IN THE COURT OF APPEALS OF IOWA
No. 25-0232 Filed May 21, 2025
IN THE INTEREST OF Z.N., Minor Child,
I.E., Mother, Appellant. ________________________________________________________________
Appeal from the Iowa District Court for Polk County, Rachael E. Seymour,
Judge.
A mother appeals the termination of her parental rights to a minor child.
AFFIRMED.
Cole J. Mayer of Des Moines Juvenile Public Defender, Des Moines, for
appellant mother.
Brenna Bird, Attorney General, and Mackenzie Moran, Assistant Attorney
General, for appellee State.
Lisa Allison of Youth Law Center, Des Moines, attorney and guardian ad
litem for minor child.
Considered without oral argument by Greer, P.J., Chicchelly, J., and Vogel,
S.J.*
*Senior judge assigned by order pursuant to Iowa Code section 602.9206
(2025). 2
VOGEL, Senior Judge.
A one-and-a-half-year-old child came to the attention of the Iowa
Department of Health and Human Services (HHS) in October 2023 after receiving
a report that the mother was using methamphetamine while caring for the child
and that the child was present during a domestic-violence incident. HHS later
issued a founded child-abuse assessment, finding the child’s father repeatedly
abused the mother in the presence of the child.
HHS enacted a safety plan that placed the child with fictive kin. A month
later, the mother tested negative for illicit substances and the child was returned
to her mother’s care with services offered. Yet in February 2024, the mother
relapsed and reported using methamphetamine. Two weeks later, the child’s hair
sample tested positive for methamphetamine and cocaine. Because of the
mother’s substance use and the still unresolved domestic violence in the home,
the child was removed from her mother’s custody. In March, the child was
adjudicated in need of assistance under Iowa Code section 232.96A(3)(b), (14),
and (15) (2024). The child remained in the care of the same fictive kin.

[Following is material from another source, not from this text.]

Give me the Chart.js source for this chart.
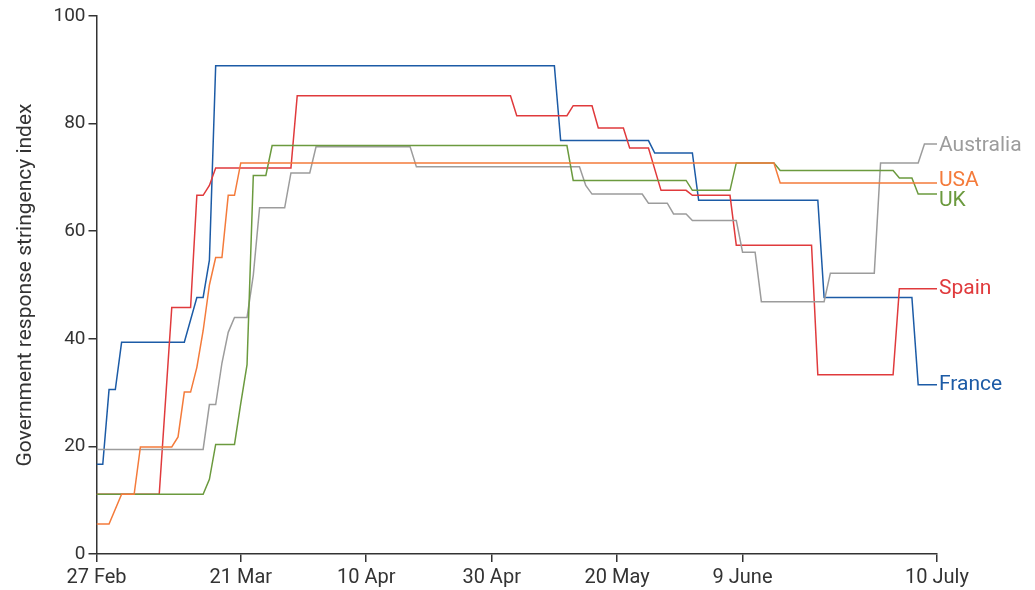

Over the next eight months, the mother never achieved meaningful sobriety
and continued to pursue a relationship with the abusive father. The State
petitioned to terminate her parental rights to the child and the juvenile court agreed,
terminating the mother’s rights under Iowa Code section 232.116(1)(d), (h),
and (l).1
1 The father’s parental rights were also terminated. He does not appeal. 3
The mother now appeals, claiming (1) the juvenile court should have
granted her six more months to work toward reunification, (2) the juvenile court
should have entered a guardianship, (3) termination is not the child’s best interest,
and (4) the closeness of the parent-child relationship should impede termination.

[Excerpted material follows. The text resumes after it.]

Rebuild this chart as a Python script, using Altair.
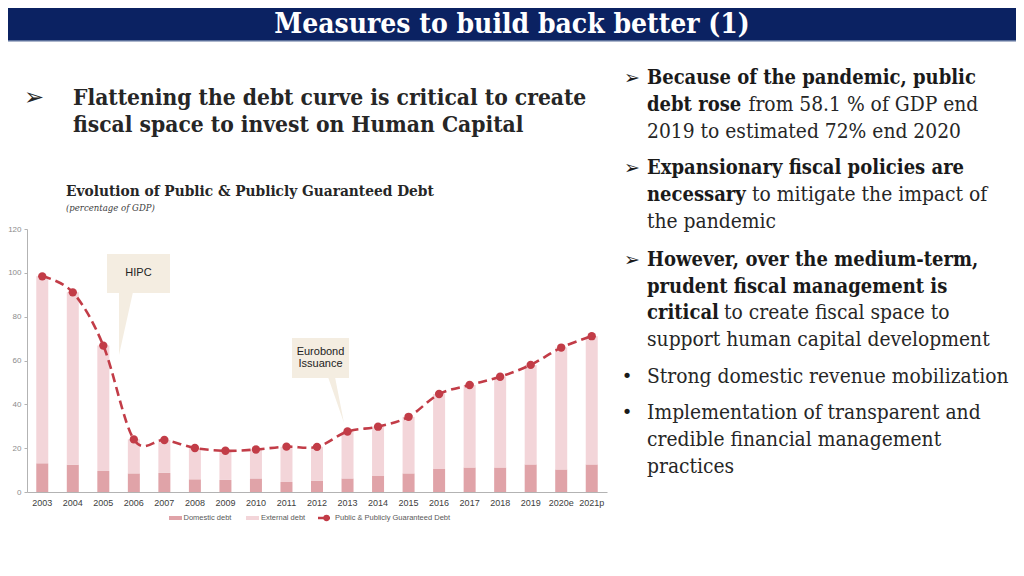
import altair as alt
import pandas as pd

# ---------------- data ----------------
years = ["2003", "2004", "2005", "2006", "2007", "2008", "2009", "2010", "2011", "2012",
         "2013", "2014", "2015", "2016", "2017", "2018", "2019", "2020e", "2021p"]
domestic = [13.1, 12.5, 9.6, 8.5, 8.7, 5.8, 5.5, 6.2, 4.6, 5.2,
            6.2, 7.3, 8.5, 10.5, 11.2, 11.2, 12.6, 10.3, 12.6]
external = [85.3, 78.6, 57.2, 15.5, 15.0, 14.3, 13.3, 13.2, 16.1, 15.4,
            21.4, 22.5, 25.8, 34.2, 37.6, 41.4, 45.4, 55.6, 58.5]
ppg_debt = [98.4, 91.1, 66.8, 24.0, 23.7, 20.1, 18.8, 19.4, 20.7, 20.6,
            27.6, 29.8, 34.3, 44.7, 48.8, 52.6, 58.0, 65.9, 71.1]
series_names = ["Domestic debt", "External debt", "Public & Publicly Guaranteed Debt"]
y_ticks = [0, 20, 40, 60, 80, 100, 120]

slide_title = "Measures to build back better (1)"
left_heading = ["Flattening the debt curve is critical to create",
                "fiscal space to invest  on Human Capital"]
chart_title = "Evolution of Public & Publicly Guaranteed Debt"
chart_subtitle = "(percentage of GDP)"
callouts = [["HIPC"], ["Eurobond", "Issuance"]]
# right column: (bold part, regular part)
right_lines = [
    ("Because of the pandemic, public", ""),
    ("debt rose", "from 58.1 % of GDP end"),
    ("", "2019 to estimated 72% end 2020"),
    ("Expansionary fiscal policies are", ""),
    ("necessary", "to mitigate the impact of"),
    ("", "the pandemic"),
    ("However, over the medium-term,", ""),
    ("prudent fiscal management is", ""),
    ("critical", "to create fiscal space to"),
    ("", "support human capital development"),
    ("", "Strong domestic revenue mobilization"),
    ("", "Implementation of transparent and"),
    ("", "credible financial management"),
    ("", "practices"),
]

# ---------------- styles ----------------
C_DOM = "#e0a3a8"
C_EXT = "#f3d5d9"
C_LINE = "#c23c47"
C_BOX = "#f4ede1"
NAVY = "#0b2262"
SERIF = "DejaVu Serif Condensed, DejaVu Serif"
SANS = "Liberation Sans, Arial"
TXT = "#262626"

# plot origin in page coords: (27, 229); page margin 8
OX, OY = 27, 229
W, H = 580, 263

def px(x):
    return x - OX

def py(y):
    return y - OY

one = pd.DataFrame({"_": [0]})

def text(s, x, y, size, weight="normal", color=TXT, font=SERIF, align="left",
         style="normal", baseline="middle"):
    return alt.Chart(one).mark_text(
        text=s, fontSize=size, fontWeight=weight, color=color, font=font,
        align=align, baseline=baseline, fontStyle=style
    ).encode(x=alt.value(px(x)), y=alt.value(py(y)))

def rect(x1, y1, x2, y2, color):
    return alt.Chart(one).mark_rect(color=color).encode(
        x=alt.value(px(x1)), x2=alt.value(px(x2)),
        y=alt.value(py(y1)), y2=alt.value(py(y2)))

def tri(pts, color):
    df = pd.DataFrame(pts, columns=["x", "y", "y2"])
    df["x"] = df["x"] - OX
    df["y"] = df["y"] - OY
    df["y2"] = df["y2"] - OY
    return alt.Chart(df).mark_area(color=color, interpolate="linear").encode(
        x=alt.X("x:Q", scale=None, axis=None),
        y=alt.Y("y:Q", scale=None, axis=None),
        y2="y2:Q")

# ---------------- chart ----------------
bar_rows = []
for i, yr in enumerate(years):
    bar_rows.append({"year": yr, "series": series_names[0], "value": domestic[i], "ord": 0})
    bar_rows.append({"year": yr, "series": series_names[1], "value": external[i], "ord": 1})
bars_df = pd.DataFrame(bar_rows)
line_df = pd.DataFrame({"year": years, "value": ppg_debt})

xenc = alt.X("year:N", sort=years, title=None,
             scale=alt.Scale(paddingInner=0.6, paddingOuter=0.3),
             axis=alt.Axis(labelAngle=0, ticks=False, domainColor="#b3b3b3",
                           labelFont=SANS, labelFontSize=9, labelColor="#404040",
                           labelPadding=6))
yscale = alt.Scale(domain=[0, 120], nice=False)

bars = alt.Chart(bars_df).mark_bar(size=12).encode(
    x=xenc,
    y=alt.Y("value:Q", stack="zero", scale=yscale, title=None,
            axis=alt.Axis(values=y_ticks, grid=False, tickSize=3, tickColor="#b3b3b3",
                          domainColor="#b3b3b3", labelFont=SANS, labelFontSize=8,
                          labelColor="#8c8c8c", labelPadding=3)),
    color=alt.Color("series:N", scale=alt.Scale(domain=series_names[:2], range=[C_DOM, C_EXT]),
                    legend=None),
    order=alt.Order("ord:Q"),
)

line = alt.Chart(line_df).mark_line(interpolate="cardinal", strokeDash=[9, 5],
                                    strokeWidth=2.6, color=C_LINE).encode(
    x=alt.X("year:N", sort=years), y=alt.Y("value:Q", scale=yscale))
points = alt.Chart(line_df).mark_point(filled=True, size=70, opacity=1, color=C_LINE).encode(
    x=alt.X("year:N", sort=years), y=alt.Y("value:Q", scale=yscale))

# callouts
hipc = [
    rect(107, 254, 170, 293, C_BOX),
    tri([(119, 292, 355), (133, 292, 292)], C_BOX),
    text(callouts[0][0], 138.5, 273, 11, font=SANS, align="center", color="#222222"),
]
euro = [
    rect(292, 338, 349, 378, C_BOX),
    tri([(328, 377, 377), (335, 377, 397), (344, 423, 423)], C_BOX),
    text(callouts[1][0], 320.5, 351.5, 11, font=SANS, align="center", color="#222222"),
    text(callouts[1][1], 320.5, 364, 11, font=SANS, align="center", color="#222222"),
]

# legend (manual)
LY = 518
legend = [
    rect(169, LY - 2, 182, LY + 2, C_DOM),
    text(series_names[0], 183.5, LY, 7.5, font=SANS, color="#595959"),
    rect(246, LY - 2, 259, LY + 2, C_EXT),
    text(series_names[1], 261, LY, 7.5, font=SANS, color="#595959"),
    alt.Chart(one).mark_rule(color=C_LINE, strokeWidth=2.5).encode(
        x=alt.value(px(318)), x2=alt.value(px(330)), y=alt.value(py(LY)), y2=alt.value(py(LY))),
    alt.Chart(one).mark_point(filled=True, size=40, opacity=1, color=C_LINE).encode(
        x=alt.value(px(326.5)), y=alt.value(py(LY))),
    text(series_names[2], 335, LY, 7.5, font=SANS, color="#595959"),
]

# slide decorations
deco = [
    rect(0, 0, 1024, 40, NAVY),
    rect(0, 40, 1024, 41.5, "#5b6f9a"),
    text(slide_title, 512, 25, 28, weight="bold", color="#ffffff", align="center"),
    text("\u27a2", 34, 98, 24, font="DejaVu Sans", color=TXT, align="center"),
    text(left_heading[0], 73, 98, 22.6, weight="bold"),
    text(left_heading[1], 73, 125, 22.6, weight="bold"),
    text(chart_title, 66, 191, 15.3, weight="bold"),
    text(chart_subtitle, 66, 208, 9.5, style="italic", color="#404040"),
]

line_y = [78.3, 105, 131.7, 168.3, 195, 221.7, 260, 286.7, 313.3, 340,
          376.7, 412.7, 440, 466.7]
reg_x = {1: 748.5, 4: 752, 8: 724}
arrow_rows = [0, 3, 6]
dot_rows = [10, 11]
right = []
for i, (b, r) in enumerate(right_lines):
    yy = line_y[i]
    if b:
        right.append(text(b, 647, yy, 20, weight="bold", color="#1a1a1a"))
    if r:
        right.append(text(r, reg_x.get(i, 647), yy, 20.8, color="#262626"))
    if i in arrow_rows:
        right.append(text("\u27a2", 632, yy, 19, font="DejaVu Sans", color="#1a1a1a", align="center"))
    if i in dot_rows:
        right.append(text("\u2022", 627, yy, 18, font="DejaVu Sans", color="#1a1a1a", align="center"))

chart = alt.layer(
    bars, *hipc, *euro, line, points, *legend, *deco, *right
).properties(
    width=W, height=H,
    autosize=alt.AutoSizeParams(type="none"),
    padding={"left": OX - 8, "top": OY - 8, "right": 1016 - (OX + W), "bottom": 568 - (OY + H)},
).configure_view(stroke=None)

chart.save("out.html", embed_options={"renderer": "svg", "actions": False})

We consider each argument in turn, employing de novo review. In re W.M., 957
N.W.2d 305, 312 (Iowa 2021).
I. Six Additional Months for Reunification.

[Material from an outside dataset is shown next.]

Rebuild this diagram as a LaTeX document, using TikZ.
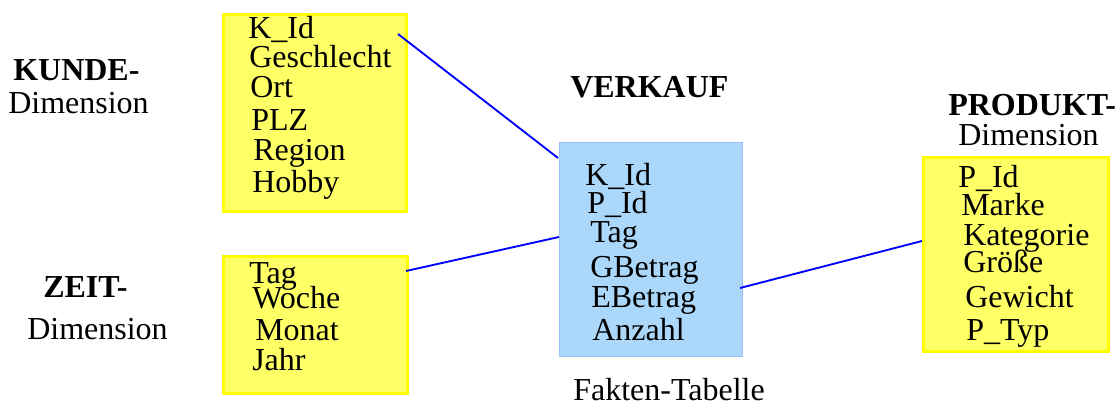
\documentclass[tikz,border=0pt]{standalone}
\usepackage{fontspec}
\setmainfont{Liberation Serif}
\definecolor{boxyellow}{HTML}{FFFF66}
\definecolor{edgeyellow}{HTML}{FFFF00}
\definecolor{factblue}{HTML}{ABD8FA}
\definecolor{linkblue}{HTML}{0000FF}
\tikzset{
  dimbox/.style={draw=edgeyellow, fill=boxyellow, line width=2.2pt, rectangle, inner sep=0pt, anchor=north west},
  factbox/.style={draw=factblue!90!blue, fill=factblue, line width=0.5pt, rectangle, inner sep=0pt, anchor=north west},
  attr/.style={anchor=base west, inner sep=0pt, font=\fontsize{24}{28}\selectfont},
  lbl/.style={anchor=base west, inner sep=0pt, font=\fontsize{24}{28}\selectfont},
  blbl/.style={anchor=base west, inner sep=0pt, font=\fontsize{24}{28}\selectfont\bfseries},
  link/.style={draw=linkblue, line width=1.4pt}
}
\begin{document}
\begin{tikzpicture}[x=0.75pt,y=-0.75pt]
\useasboundingbox (0,0) rectangle (1119,403);
% boxes
\node[dimbox, minimum width=183*0.75pt, minimum height=197*0.75pt] (kunde) at (222,13) {};
\node[dimbox, minimum width=184*0.75pt, minimum height=137*0.75pt] (zeit) at (222,255) {};
\node[factbox, minimum width=183*0.75pt, minimum height=214*0.75pt] (verkauf) at (559,142) {};
\node[dimbox, minimum width=185*0.75pt, minimum height=194*0.75pt] (produkt) at (922,156) {};
% connectors
\coordinate (k1) at (398,34);
\coordinate (v1) at (558,158);
\coordinate (z1) at (406,271);
\coordinate (v2) at (559,237);
\coordinate (v3) at (740,288);
\coordinate (p1) at (922,241);
\draw[link] (k1) -- (v1);
\draw[link] (z1) -- (v2);
\draw[link] (v3) -- (p1);
% labels
\node[blbl] (kl1) at (13,80) {KUNDE-};
\node[lbl] (kl2) at (8,113) {Dimension};
\node[blbl] (zl1) at (43,297) {ZEIT-};
\node[lbl] (zl2) at (27,339) {Dimension};
\node[blbl] (vl1) at (570,98) {VERKAUF};
\node[lbl] (vl2) at (573,400) {Fakten-Tabelle};
\node[blbl] (pl1) at (948,115) {PRODUKT-};
\node[lbl] (pl2) at (958,145) {Dimension};
% Kunde attributes
\node[attr] (ka1) at (248,39) {K\_Id};
\node[attr] (ka2) at (249,67) {Geschlecht};
\node[attr] (ka3) at (250,97) {Ort};
\node[attr] (ka4) at (251,130) {PLZ};
\node[attr] (ka5) at (253,160) {Region};
\node[attr] (ka6) at (252,192) {Hobby};
% Zeit attributes
\node[attr] (za1) at (249,283) {Tag};
\node[attr] (za2) at (252,308) {Woche};
\node[attr] (za3) at (255,340) {Monat};
\node[attr] (za4) at (252,370) {Jahr};
% Verkauf attributes
\node[attr] (va1) at (585,185) {K\_Id};
\node[attr] (va2) at (587,213) {P\_Id};
\node[attr] (va3) at (590,242) {Tag};
\node[attr] (va4) at (590,277) {GBetrag};
\node[attr] (va5) at (591,307) {EBetrag};
\node[attr] (va6) at (592,340) {Anzahl};
% Produkt attributes
\node[attr] (pa1) at (958,187) {P\_Id};
\node[attr] (pa2) at (961,215) {Marke};
\node[attr] (pa3) at (963,245) {Kategorie};
\node[attr] (pa4) at (963,272) {Größe};
\node[attr] (pa5) at (965,307) {Gewicht};
\node[attr] (pa6) at (966,340) {P\_Typ};
\end{tikzpicture}
\end{document}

The mother first argues that the juvenile court erred by terminating her
parental rights less than a year after the child’s removal, rather than granting her
more time to work toward reunification. A juvenile court has the discretion to grant
a parent six additional months if it finds “the need for removal of the child from the
child’s home will no longer exist” after that period. Iowa Code § 232.104(2)(b).
The juvenile court declined to give the mother more time, and we agree.
The mother has shown no lasting period of sobriety, even after completing
treatment. After removal, the mother continued using cocaine and
methamphetamine and was discharged from an inpatient program in May for
noncompliance. She enrolled in another inpatient program in June and
successfully completed that program in September. However, she relapsed on
methamphetamine soon after and used again just a week before the termination
hearing. While the mother has been forthright about her struggles to remain sober,
her inability to sustain any progress does not support a finding that need for the
child’s removal would not still exist in six months.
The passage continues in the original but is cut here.